Ovidio Peñalver, Health psychologist and psychotherapist
Managing partner, ISAVIA Consultores (SPAIN)
Living to tell the tale
Before I delve into the various ways this COVID-19 pandemic has affected the world and all of us, let me give you an idea of what it is like to go through a storm and be able to live to tell the tale. I am a COVID-19 survivor. Meaning, I was afflicted with the deadly disease and thanks to the care and treatment that I received plus a lot of luck, I am here, alive and well, to briefly unveil what I went through:
Didn’t know I had it
To be frank, I spent the first week with COVID-19, but without knowing that I had it. I spent a week at home (with high fever, as well as with strong shaking and a loss of the senses of smell and taste). I thought that I just had a cold, which was stronger than usual. Then, when it would not subside, I was admitted to a hospital for another week with respiratory problems (I had bilateral pneumonia), with 12 medications a day (anti-retrovirals and strong antibiotics that gave me a bout of diarrhoea for four days, making me lose around four kilos).
Fully fit and fine
Fortunately, I did not have to go to the Intensive Care Unit with respiratory failure. And in time, I got discharged, which was around a little more than a month ago, after which I spent another two weeks isolated in my house. Now I am fully fit and fine and without any symptoms.
Virus will help me change for the better
To sum up, I have been able to think a lot. I also went through a lot of emotions (a lot of fear, for example, in addition to confusion, anger, but also gratitude and hope) and, above all, I was able to reaffirm my values. Hopefully this will help me to change personally and socially for the better.
Workload plus stress increase
Our life, on both a personal and professional level, has radically changed during this crisis. The workload for the health personnel, truckers, law enforcement officers, farmers and other affected groups has increased greatly. And already, this group is displaying signs of stress (not only due to the heavy workload, but also due to the fear of the risk of contagion).

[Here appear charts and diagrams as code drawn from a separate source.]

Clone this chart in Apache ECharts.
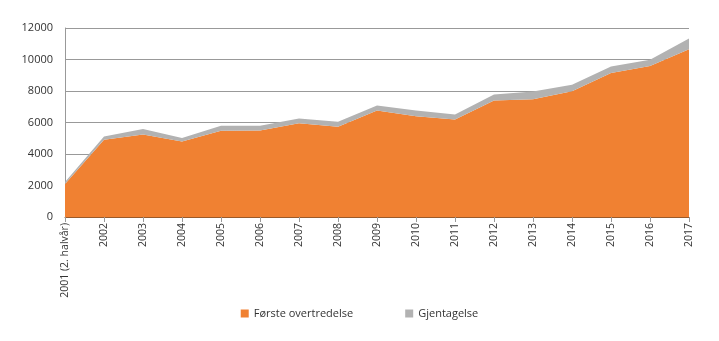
<!DOCTYPE html>
<html>
<head>
<meta charset="utf-8">
<script src="https://cdn.jsdelivr.net/npm/echarts@6/dist/echarts.min.js"></script>
<style>html,body{margin:0;padding:0;background:#fff}#c{width:719px;height:341px}</style>
</head>
<body>
<div id="c"></div>
<script>
var categories = ['2001 (2. halvår)','2002','2003','2004','2005','2006','2007','2008','2009','2010','2011','2012','2013','2014','2015','2016','2017'];
var forste = [2100,4900,5240,4800,5475,5500,5960,5730,6760,6400,6190,7395,7480,7985,9150,9590,10650];
var gjentagelse = [120,210,340,210,315,290,295,315,320,360,320,380,485,405,400,400,690];
var yTicks = [0,2000,4000,6000,8000,10000,12000];

var chart = echarts.init(document.getElementById('c'), null, {renderer:'canvas'});
chart.setOption({
  animation:false,
  grid:{left:65,right:30,top:28,bottom:124},
  legend:{
    data:['Første overtredelse','Gjentagelse'],
    top:303,left:'center',itemWidth:8,itemHeight:8,itemGap:52,icon:'rect',
    textStyle:{fontFamily:'Open Sans',fontSize:11,color:'#333'}
  },
  xAxis:{
    type:'category',data:categories,boundaryGap:false,
    axisLine:{lineStyle:{color:'#9a5a2a',width:1}},
    axisTick:{show:true,length:5,lineStyle:{color:'#999'}},
    axisLabel:{rotate:90,interval:0,fontFamily:'Open Sans',fontSize:10.5,color:'#333',margin:6}
  },
  yAxis:{
    type:'value',min:yTicks[0],max:yTicks[yTicks.length-1],interval:2000,
    axisLine:{show:true,lineStyle:{color:'#999'}},
    axisTick:{show:false},
    splitLine:{lineStyle:{color:'#999',width:1}},
    axisLabel:{fontFamily:'Open Sans',fontSize:11,color:'#333',margin:12,formatter:function(v){return String(v);}}
  },
  series:[
    {name:'Første overtredelse',type:'line',stack:'t',data:forste,symbol:'none',
     lineStyle:{width:0},itemStyle:{color:'#f08132'},areaStyle:{color:'#f08132',opacity:1}},
    {name:'Gjentagelse',type:'line',stack:'t',data:gjentagelse,symbol:'none',
     lineStyle:{width:0},itemStyle:{color:'#b2b2b2'},areaStyle:{color:'#b2b2b2',opacity:1}}
  ]
});
</script>
</body>
</html>
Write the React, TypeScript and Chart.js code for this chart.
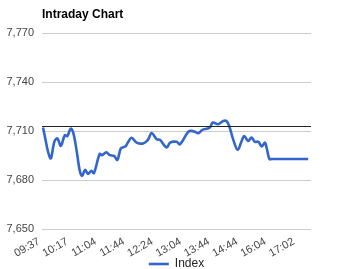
import React, { useEffect, useRef } from "react";
import { Chart, registerables } from "chart.js";

Chart.register(...registerables);

const chartTitle = "Intraday Chart";
const seriesName = "Index";
const tickLabels = ["09:37", "10:17", "11:04", "11:44", "12:24", "13:04", "13:44", "14:44", "16:04", "17:02"];
const tickStep = 10;
const pointIndex = [
  0, 2.6, 4.1, 5.1, 6.3, 7.7, 8.6, 9.8, 10.7, 11.8, 13.0, 13.8, 14.9, 15.9, 17.1, 18.0, 20.0, 20.8, 22.4, 23.6,
  25.1, 26.3, 27.5, 29.1, 30.0, 31.3, 33.1, 35.4, 37.0, 38.4, 40.2, 41.3, 43.7, 44.9, 47.2, 48.4, 51.3, 52.5,
  53.7, 54.9, 56.3, 58.2, 59.0, 60.0, 61.9, 63.7, 64.9, 65.8, 67.2, 68.8, 70.2, 71.1, 72.5, 73.7, 74.9, 76.1,
  77.3, 78.4, 79.0, 80.0, 80.8, 93.7,
];
const indexValues = [
  7712.3, 7693.3, 7704, 7705.5, 7701, 7707.5, 7707, 7711.6, 7709, 7699, 7685.7, 7682.6, 7686.3, 7683.7, 7685.7,
  7684.3, 7696, 7695.3, 7697, 7695.3, 7694.9, 7692.4, 7699.4, 7700.6, 7703, 7706, 7703, 7702.5, 7704.5, 7708.8,
  7705, 7704.7, 7700, 7703, 7703.5, 7702, 7709.6, 7710.2, 7709.6, 7708.8, 7710.8, 7711.6, 7712.3, 7715.3, 7714.3,
  7716.3, 7716.1, 7713.2, 7705, 7698.6, 7704, 7707.1, 7704, 7706.1, 7703.5, 7703.5, 7700.6, 7703, 7700, 7692.9,
  7692.9, 7692.9,
];
const referenceValue = 7713;
const yMin = 7650;
const yMax = 7770;
const yStep = 30;
const xMin = -0.35;
const xMax = 94.7;

const FONT = "Arial, 'Liberation Sans', sans-serif";

export default function App() {
  const ref = useRef<HTMLCanvasElement>(null);
  useEffect(() => {
    if (!ref.current) return;
    const refLine = {
      id: "refLine",
      afterDatasetsDraw(chart: any) {
        const { ctx, chartArea } = chart;
        const y = Math.round(chart.scales.y.getPixelForValue(referenceValue)) + 0.5;
        ctx.save();
        ctx.strokeStyle = "#222";
        ctx.lineWidth = 1;
        ctx.beginPath();
        ctx.moveTo(chartArea.left, y);
        ctx.lineTo(chartArea.right, y);
        ctx.stroke();
        ctx.restore();
      },
    };
    const chart = new Chart(ref.current, {
      type: "line",
      data: {
        datasets: [
          {
            label: seriesName,
            data: pointIndex.map((x, i) => ({ x, y: indexValues[i] })),
            borderColor: "#3366cc",
            backgroundColor: "#3366cc",
            borderWidth: 2.6,
            pointRadius: 0,
            tension: 0.35,
            pointStyle: "line",
          },
        ],
      },
      options: {
        animation: false,
        responsive: false,
        layout: { padding: { left: 0, right: 38, top: 0, bottom: 0 } },
        plugins: {
          title: {
            display: true,
            text: chartTitle,
            align: "start",
            fullSize: false,
            color: "#000",
            font: { family: FONT, size: 12, weight: "bold" },
            padding: { top: 7, bottom: 12 },
          },
          legend: {
            position: "bottom",
            fullSize: false,
            maxHeight: 12,
            labels: {
              usePointStyle: true,
              pointStyle: "line",
              pointStyleWidth: 20,
              color: "#222",
              font: { family: FONT, size: 12 },
              padding: 1,
            },
          },
          tooltip: { enabled: false },
        },
        scales: {
          x: {
            type: "linear",
            min: xMin,
            max: xMax,
            grid: { display: false, drawTicks: true, tickLength: 6 },
            border: { display: false },
            afterBuildTicks: (scale: any) => {
              scale.ticks = tickLabels.map((_, i) => ({ value: i * tickStep }));
            },
            afterFit: (scale: any) => {
              scale.height = 28;
            },
            ticks: {
              autoSkip: false,
              minRotation: 30,
              maxRotation: 30,
              color: "#444",
              padding: 0,
              labelOffset: -4,
              font: { family: FONT, size: 11 },
              callback: (v: any) => tickLabels[Math.round(Number(v) / tickStep)] ?? "",
            },
          },
          y: {
            min: yMin,
            max: yMax,
            afterFit: (scale: any) => {
              scale.width = 42;
            },
            grid: { color: "#cccccc", drawTicks: false },
            border: { display: false },
            ticks: {
              stepSize: yStep,
              color: "#444",
              padding: 8,
              font: { family: FONT, size: 11 },
              callback: (v: any) => Number(v).toLocaleString("en-US"),
            },
          },
        },
      },
      plugins: [refLine],
    });
    return () => chart.destroy();
  }, []);
  return (
    <div style={{ position: "fixed", left: 0, top: 0, width: 349, height: 269, background: "#fff" }}>
      <canvas ref={ref} width={349} height={269} />
    </div>
  );
}
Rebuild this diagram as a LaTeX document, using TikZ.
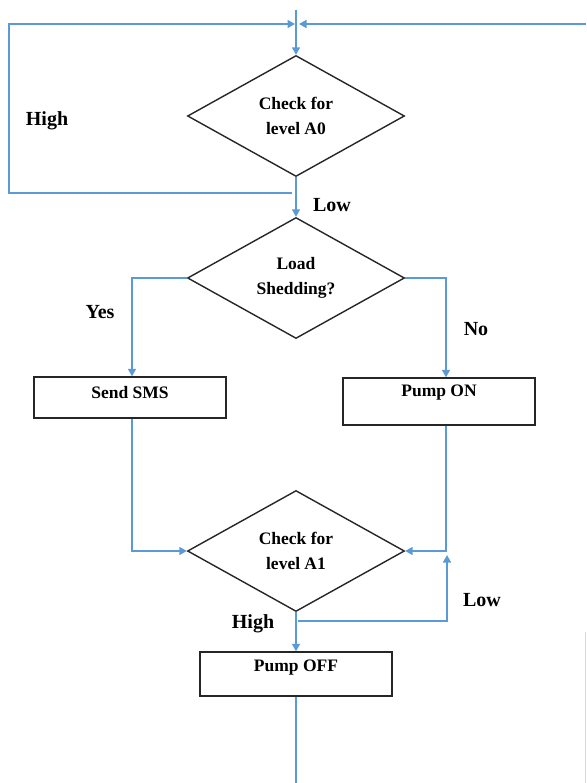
\documentclass[tikz,border=0pt]{standalone}
\usepackage{fontspec}
\setmainfont{Liberation Serif}
\usetikzlibrary{shapes.geometric,arrows.meta,calc}
\definecolor{lineblue}{HTML}{5B9BD5}
\definecolor{boxline}{HTML}{262626}
\tikzset{
  x=1pt, y=-1pt,
  flow/.style={draw=lineblue, line width=1.6pt},
  arr/.style={flow, -{Triangle[length=7.5pt,width=8pt]}},
  decision/.style={diamond, draw=boxline, line width=1.4pt, inner sep=0pt,
    minimum width=217pt, minimum height=121pt, align=center,
    font=\fontsize{17.5}{24.5}\selectfont\bfseries},
  procbox/.style={rectangle, draw=boxline, line width=1.4pt, inner sep=0pt},
  boxtext/.style={font=\fontsize{17.5}{21}\selectfont\bfseries, inner sep=0pt},
  lbl/.style={font=\fontsize{20}{24}\selectfont\bfseries, inner sep=0pt}
}
\begin{document}
\begin{tikzpicture}
\useasboundingbox (0,0) rectangle (586,783);
% decisions
\node[decision] (d1) at (296,116) {Check for\\level A0};
\node[decision] (d2) at (296,278) {Load\\Shedding?};
\node[decision] (d3) at (296,551) {Check for\\level A1};
% process boxes
\node[procbox, minimum width=192pt, minimum height=41pt] (sms) at (130,397.5) {};
\node[boxtext] (smst) at ($(sms.north)+(0,16)$) {Send SMS};
\node[procbox, minimum width=192pt, minimum height=47pt] (pon) at (439,401.5) {};
\node[boxtext] (pont) at ($(pon.north)+(0,15)$) {Pump ON};
\node[procbox, minimum width=192pt, minimum height=44pt] (poff) at (296,674) {};
\node[boxtext] (pofft) at ($(poff.north)+(0,16)$) {Pump OFF};
% coordinates
\coordinate (top) at (296,10);
\coordinate (j) at (296,24);
\coordinate (hstart) at (292,193);
\coordinate (lefttop) at (9,24);
\coordinate (leftbot) at (9,193);
\coordinate (rtop) at (586,24);
\coordinate (lowst) at (298,621);
\coordinate (lowc) at (447,621);
\coordinate (lowend) at (447,555);
\coordinate (bottom) at (296,783);
\coordinate (rfa) at (585,632);
\coordinate (rfb) at (585,783);
% connectors
\draw[arr] (top) -- (d1.north);
\draw[arr, shorten >=1pt] (hstart) -- (leftbot) -- (lefttop) -- (j);
\draw[arr, shorten >=3pt] (rtop) -- (j);
\draw[arr] (d1.south) -- (d2.north);
\draw[arr] (d2.west) -| ($(sms.north)+(2,0)$);
\draw[arr] (d2.east) -| ($(pon.north)+(7,0)$);
\draw[arr] ($(sms.south)+(2,0)$) |- (d3.west);
\draw[arr] ($(pon.south)+(7,0)$) |- (d3.east);
\draw[arr] (d3.south) -- (poff.north);
\draw[arr] (lowst) -- (lowc) -- (lowend);
\draw[flow] (poff.south) -- (bottom);
\draw[draw=lineblue!35, line width=1pt] (rfa) -- (rfb);
% labels
\node[lbl] (lhigh1) at (47,121) {High};
\node[lbl] (llow1) at (332,205) {Low};
\node[lbl] (lyes) at (100,312) {Yes};
\node[lbl] (lno) at (476,329) {No};
\node[lbl] (lhigh2) at (253,624) {High};
\node[lbl] (llow2) at (482,600) {Low};
\end{tikzpicture}
\end{document}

The health personnel, in addition, have lived with death closely, and with the trauma that this involves.
No rites of mourning
The saddest part is that relatives have not been able to say goodbye to their loved ones. This lack of “rites” of mourning will have medium and long-term psychological consequences. The vast majority of the population has been confined to their homes for more than 50 (at the time of writing this) days, working from home for those who have not lost their jobs.
Negative and positive aspects
This intensity of relationship with the rest of the family can have very beneficial aspects (children who are with their parents playing, strengthening relationships) or very negative (being alone or being cooped up with those they have a bad relationship) issues too.
I think this crisis will change our ways of relating in the short and medium term, for example: not shaking, hugging or kissing people outside our immediate family.
Today, I refuse to get too close to others in crowded spaces for fear that someone may cough near us. Over and above all of this is our increased hand hygiene in public places, which is bordering on the compulsive.
Unemployment, social unrest
Professionally and financially we will have a lot of unemployment and families that will need social assistance; social unrest will increase (robberies, violence) and I think there will be a lot of political tension.
Need to prepare for future outbreaks
The main challenge is going to be how to make people become more aware of new ways of consuming (more responsibly) and our relationships with countries, cultures and nature (greater ecological awareness), in addition to preparing the health system for possible outbreaks in the medium term. Working from home without the need to physically go to work whenever possible would soon be the norm and we will also discover new ways to lead teams and also communicate effectively.
We should have acted much earlier
I think we should have taken notice earlier, taking the virus more seriously and starting confinement earlier, even if it was not a politically welcome move at the time. There are countries that have done better; I do not think it was the case in Spain (I refer to the figures we have).
Prevention, with an even stronger and more prepared health system, will help in the event of possible outbreaks or new pandemics.
(Ovidio is one of the greatest Spanish exponents in the training and development of managerial skills, especially in areas of leadership, communication and emotions. With an energetic style and from a humanistic and systemic approach, he seeks in his conferences and workshops to provoke reflection and action. He has been a director at international consulting firms such as Andersen and Ernst & Young, as well as Bankinter and Unión Fenosa.
He is the managing partner of ISAVIA Consultores. He has also co-authored several management books and is the author of Collective Emotions: the emotional intelligence of teams (Alienta Editorial). He is the outstanding member of Top Ten Speaker Spain, speaker at TEDx Gran Vía and regular collaborator in management programmes for DEUSTO and IDDI-UFV. Idealistic and nonconformist, he believes in more authentic leadership: this is his dream as well as his challenge.)